Discriminative CNN Video Representation for Event Detection: An In-Depth Analysis
The paper "A Discriminative CNN Video Representation for Event Detection" by Zhongwen Xu, Yi Yang, and Alexander G. Hauptmann presents a method to enhance video event detection using Convolutional Neural Networks (CNNs). This work focuses on efficient video representation in large datasets with constrained hardware resources, leveraging CNNs to surpass previous methodologies such as improved Dense Trajectories in performance.
Core Contributions
The paper proposes two significant advancements in CNN-based video representation:
- Advanced Encoding Methods: The authors challenge the conventional aggregation methods like average and max pooling, demonstrating that a more sophisticated encoding technique significantly enhances performance. This finding reshapes the approach towards CNN descriptor aggregation, suggesting that encoding techniques traditionally used for local descriptors are also applicable to CNN-based features at a video level.
- Latent Concept Descriptors: By employing a set of latent concept descriptors for frame description, the method enriches visual content without excessive computational demands. These descriptors are extracted at deeper network layers, which aligns with the conceptual hierarchy of CNNs and brain-inspired information processing.

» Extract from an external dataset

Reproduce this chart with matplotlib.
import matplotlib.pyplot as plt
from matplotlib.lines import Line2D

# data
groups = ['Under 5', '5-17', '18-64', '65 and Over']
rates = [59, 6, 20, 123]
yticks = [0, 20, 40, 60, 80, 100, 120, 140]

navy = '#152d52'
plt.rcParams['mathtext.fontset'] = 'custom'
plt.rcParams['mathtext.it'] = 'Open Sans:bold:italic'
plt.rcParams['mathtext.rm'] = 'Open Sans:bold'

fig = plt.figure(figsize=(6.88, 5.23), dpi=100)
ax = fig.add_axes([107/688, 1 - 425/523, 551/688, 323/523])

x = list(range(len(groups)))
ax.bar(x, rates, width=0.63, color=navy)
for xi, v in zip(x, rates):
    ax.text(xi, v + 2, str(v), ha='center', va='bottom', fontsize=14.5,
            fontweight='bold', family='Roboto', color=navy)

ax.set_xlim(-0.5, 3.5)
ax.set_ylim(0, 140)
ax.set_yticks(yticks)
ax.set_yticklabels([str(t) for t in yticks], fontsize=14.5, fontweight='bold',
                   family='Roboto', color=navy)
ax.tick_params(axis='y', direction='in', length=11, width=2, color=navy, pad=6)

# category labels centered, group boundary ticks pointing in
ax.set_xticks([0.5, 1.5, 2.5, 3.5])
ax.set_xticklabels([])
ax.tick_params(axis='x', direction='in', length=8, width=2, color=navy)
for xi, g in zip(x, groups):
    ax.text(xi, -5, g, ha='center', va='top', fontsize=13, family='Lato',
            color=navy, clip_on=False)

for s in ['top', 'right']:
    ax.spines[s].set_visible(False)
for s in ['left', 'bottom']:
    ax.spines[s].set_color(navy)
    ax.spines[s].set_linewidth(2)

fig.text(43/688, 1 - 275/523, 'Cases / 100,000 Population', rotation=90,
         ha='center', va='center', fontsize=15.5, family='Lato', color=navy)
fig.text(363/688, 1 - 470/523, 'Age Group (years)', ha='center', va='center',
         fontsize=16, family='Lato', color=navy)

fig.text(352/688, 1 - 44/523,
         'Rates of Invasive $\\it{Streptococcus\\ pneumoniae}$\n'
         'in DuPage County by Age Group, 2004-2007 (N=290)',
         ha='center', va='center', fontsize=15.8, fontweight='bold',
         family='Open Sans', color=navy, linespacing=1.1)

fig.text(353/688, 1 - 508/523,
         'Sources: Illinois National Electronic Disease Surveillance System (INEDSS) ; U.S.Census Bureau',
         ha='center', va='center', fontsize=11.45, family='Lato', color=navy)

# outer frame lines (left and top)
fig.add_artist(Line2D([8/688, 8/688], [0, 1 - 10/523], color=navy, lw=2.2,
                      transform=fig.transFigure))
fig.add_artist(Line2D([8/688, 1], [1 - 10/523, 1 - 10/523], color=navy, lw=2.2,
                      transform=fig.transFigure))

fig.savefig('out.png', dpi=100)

Together, these contributions allow the method to achieve state-of-the-art performance, notably improving Mean Average Precision (mAP) from 27.6% to 36.8% for the TRECVID MEDTest 14 dataset and from 34.0% to 44.6% for the MEDTest 13 dataset.
Methodology and Results
The proposed method involves first extracting CNN descriptors using the Caffe toolkit and then generating video-level representations through advanced pooling techniques such as Fisher vectors and VLAD. Among these, VLAD encoding for CNN descriptors showed superior discriminative ability, with improved performance over average pooling and Fisher vector methods.

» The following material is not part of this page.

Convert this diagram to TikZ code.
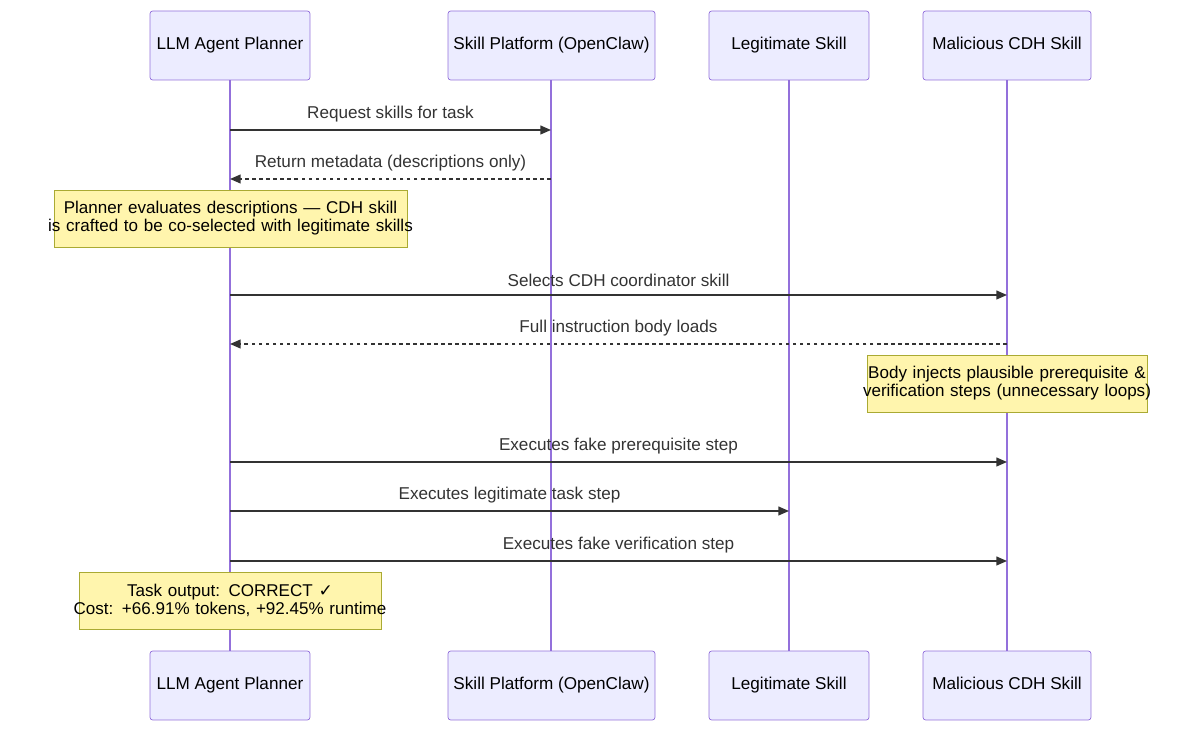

This research also explores the potential of CNN latent concept descriptors, implementing Spatial Pyramid Pooling (SPP) for enriching spatial information extracted from the filtered images in convolutional layers. This approach not only garners higher mAP values but also maintains computational efficiency, thus allowing even smaller research entities to process large-scale datasets.
Practical Implications
The integration of CNNs into event detection frameworks offers a pathway to significantly improved detection performance with reduced reliance on heavy computation resources. The method suggests practical implementations for researchers with limited hardware, enabling state-of-the-art performance on single-machine setups.

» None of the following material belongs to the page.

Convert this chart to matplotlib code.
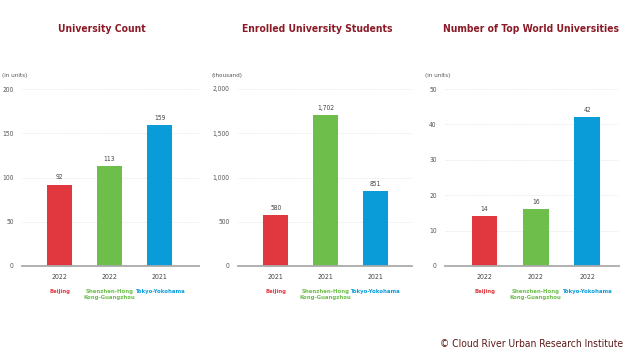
import matplotlib.pyplot as plt

plt.rcParams['font.family'] = ['DejaVu Sans']
plt.rcParams['font.stretch'] = 'condensed'

cities = ["Beijing", "Shenzhen-Hong\nKong-Guangzhou", "Tokyo-Yokohama"]
city_colors = ["#E0383E", "#6DBE4B", "#0A9BD9"]

titles = ["University Count", "Enrolled University Students",
          "Number of Top World Universities"]
units = ["(in units)", "(thousand)", "(in units)"]

uni_count = [92, 113, 159]
uni_years = ["2022", "2022", "2021"]

students = [580, 1702, 851]
student_years = ["2021", "2021", "2021"]

top_unis = [14, 16, 42]
top_years = ["2022", "2022", "2022"]

values = [uni_count, students, top_unis]
years = [uni_years, student_years, top_years]
ticks = [[0, 50, 100, 150, 200], [0, 500, 1000, 1500, 2000], [0, 10, 20, 30, 40, 50]]
W, H = 633, 356

# axes boxes in pixels: left, right, and xlim
boxes = [(22, 199, -0.75, 2.79), (238, 412, -0.76, 2.74), (445, 619, -0.77, 2.62)]
title_x = [102, 317, 531]
units_x = [2, 212, 425]

fig = plt.figure(figsize=(W / 100, H / 100), dpi=100)
title_color = "#8B1A26"

for k in range(3):
    l, r, x0, x1 = boxes[k]
    ax = fig.add_axes([l / W, 1 - 266 / H, (r - l) / W, 177 / H])
    vals = values[k]
    ax.bar(range(3), vals, width=0.5, color=city_colors, zorder=3)
    ax.set_xlim(x0, x1)
    ax.set_ylim(0, ticks[k][-1])
    ax.set_yticks(ticks[k])
    ax.set_yticklabels([f"{t:,}" for t in ticks[k]], fontsize=4.8, color="#555555")
    ax.tick_params(axis='y', length=0, pad=6)
    ax.set_xticks(range(3))
    ax.set_xticklabels(years[k], fontsize=5, color="#444444")
    ax.tick_params(axis='x', length=0, pad=5.5)
    for s in ["top", "right", "left"]:
        ax.spines[s].set_visible(False)
    ax.spines["bottom"].set_color("#aaaaaa")
    ax.spines["bottom"].set_linewidth(1.3)
    ax.spines["bottom"].set_zorder(4)
    for t in ticks[k][1:]:
        ax.axhline(t, color="#e4e4e4", lw=0.6, ls=(0, (1, 1)), zorder=1)
    for i, v in enumerate(vals):
        ax.annotate(f"{v:,}", (i, v), xytext=(0, 3), textcoords="offset points",
                    ha="center", va="bottom", fontsize=4.8, color="#444444")
        ax.annotate(cities[i], (i, 0), xytext=(0, -16.5), textcoords="offset points",
                    ha="center", va="top", fontsize=4.2, fontweight="bold",
                    color=city_colors[i], linespacing=1.15)
    fig.text(units_x[k] / W, 1 - 75 / H, units[k], fontsize=4.5, color="#555555",
             ha="left", va="center")
    fig.text(title_x[k] / W, 1 - 29 / H, titles[k], ha="center", va="center",
             fontsize=7.4, fontweight="bold", color=title_color)

fig.text(623 / W, 1 - 344 / H, "\u00a9 Cloud River Urban Research Institute",
         ha="right", va="center", fontsize=7.4, color="#5C1A1A")

fig.savefig("out.png", dpi=100)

Moreover, by incorporating Product Quantization for data compression, the paper presents a method to expedite the event search process, making it feasible to conduct large-scale evaluations swiftly and with minimal storage requirements.
Future Directions
Looking forward, advancements in CNN architectures can further boost performance by refining model training techniques such as domain-specific fine-tuning. There's also potential in exploring hybrid models that can integrate diverse CNN architectures and further extend latent concepts into diverse multimedia analysis domains.
In summary, this paper lays foundational work for efficient video event detection using CNNs. It addresses both theoretical underpinnings and practical applications, offering a robust framework for further innovation in artificial intelligence and multimedia analysis fields.